##### DATA SHOWN

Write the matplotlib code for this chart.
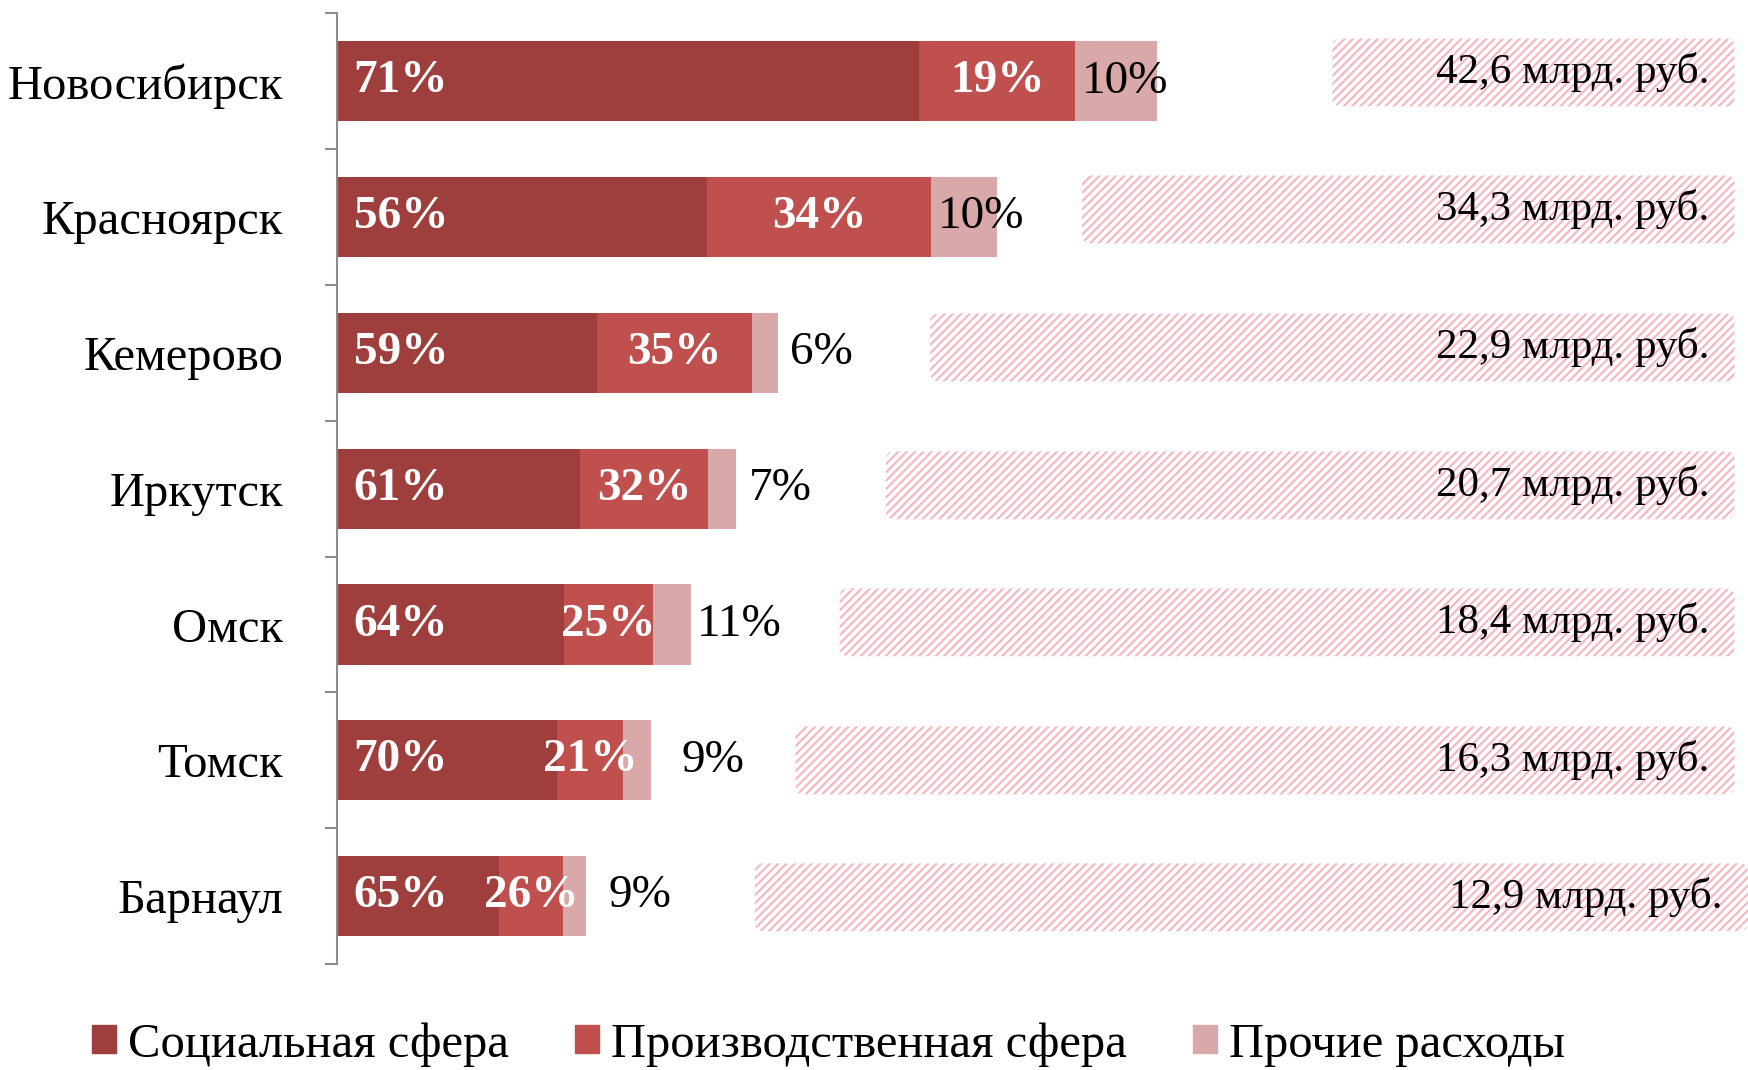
import matplotlib
matplotlib.use("Agg")
import matplotlib.pyplot as plt
from matplotlib.patches import FancyBboxPatch, Patch

plt.rcParams['font.family'] = ['Liberation Serif', 'DejaVu Serif']
plt.rcParams['hatch.linewidth'] = 1.5

cities = ['Новосибирск', 'Красноярск', 'Кемерово', 'Иркутск', 'Омск', 'Томск', 'Барнаул']
totals = [42.6, 34.3, 22.9, 20.7, 18.4, 16.3, 12.9]
social = [71, 56, 59, 61, 64, 70, 65]
production = [19, 34, 35, 32, 25, 21, 26]
other = [10, 10, 6, 7, 11, 9, 9]
total_labels = ['42,6 млрд. руб.', '34,3 млрд. руб.', '22,9 млрд. руб.', '20,7 млрд. руб.',
                '18,4 млрд. руб.', '16,3 млрд. руб.', '12,9 млрд. руб.']
series_names = ['Социальная сфера', 'Производственная сфера', 'Прочие расходы']

# layout (data units)
other_label_x = [38.7, 31.2, 23.5, 21.4, 18.7, 17.9, 14.1]
box_left = [51.7, 38.7, 30.8, 28.5, 26.1, 23.8, 21.7]
box_right = [72.6, 72.6, 72.6, 72.6, 72.6, 72.6, 73.3]
box_shift = [-0.065, -0.057, -0.04, -0.025, -0.016, 0.0, 0.008]

c_social = '#9E3F3E'
c_prod = '#C0504D'
c_other = '#D9A9A9'
c_hatch = '#F8B4C0'

fig = plt.figure(figsize=(17.48, 10.7), dpi=100)
ax = fig.add_axes([0.193, 0.099, 0.807, 0.8885])

y = list(range(len(cities)))
w_soc = [t * s / 100 for t, s in zip(totals, social)]
w_prod = [t * p / 100 for t, p in zip(totals, production)]
w_oth = [t - a - b for t, a, b in zip(totals, w_soc, w_prod)]
left_prod = w_soc
left_oth = [a + b for a, b in zip(w_soc, w_prod)]

ax.barh(y, w_soc, height=0.59, color=c_social, label=series_names[0])
ax.barh(y, w_prod, left=left_prod, height=0.59, color=c_prod, label=series_names[1])
ax.barh(y, w_oth, left=left_oth, height=0.59, color=c_other, label=series_names[2])

fs = 34
for i in y:
    ax.text(0.85, i, f'{social[i]}%', color='white', fontweight='bold', fontsize=fs,
            va='center', ha='left')
    ax.text(left_prod[i] + w_prod[i] / 2, i, f'{production[i]}%', color='white',
            fontweight='bold', fontsize=fs, va='center', ha='center')
    ax.text(other_label_x[i], i, f'{other[i]}%', color='black', fontsize=fs,
            va='center', ha='left')

    yc = i + box_shift[i]
    box = FancyBboxPatch((box_left[i], yc - 0.25), box_right[i] - box_left[i], 0.5,
                         boxstyle='round,pad=0,rounding_size=0.45', mutation_aspect=0.141,
                         facecolor='white', edgecolor=c_hatch, hatch='////', linewidth=0,
                         clip_on=False)
    ax.add_patch(box)
    ax.text(box_right[i] - 1.3, yc, total_labels[i], fontsize=31, color='black',
            va='center', ha='right')

ax.set_xlim(0, 73.3)
ax.set_ylim(6.5, -0.5)
ax.set_xticks([])
ax.set_yticks(y)
ax.set_yticklabels(cities, fontsize=35)
ax.tick_params(axis='y', which='major', length=0, pad=39)
ax.set_yticks([k - 0.5 for k in range(len(cities) + 1)], minor=True)
ax.tick_params(axis='y', which='minor', length=9, width=1.5, color='#8C8C8C')
for s in ['top', 'right', 'bottom']:
    ax.spines[s].set_visible(False)
ax.spines['left'].set_color('#8C8C8C')
ax.spines['left'].set_linewidth(1.5)

handles = [Patch(color=c_social), Patch(color=c_prod), Patch(color=c_other)]
fig.legend(handles, series_names, loc='center', bbox_to_anchor=(0.474, 0.024), ncol=3,
           frameon=False, fontsize=35, handlelength=0.5, handleheight=0.5,
           handletextpad=0.25, columnspacing=1.35, borderaxespad=0)

fig.savefig('out.png', dpi=100)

##########

[WORK REQUIRED]:
Find "matplotlib". Copy every line it occurs in.

[ANSWER TO THE PROBLEM]:
Write the matplotlib code for this chart.
import matplotlib
matplotlib.use("Agg")
import matplotlib.pyplot as plt
from matplotlib.patches import FancyBboxPatch, Patch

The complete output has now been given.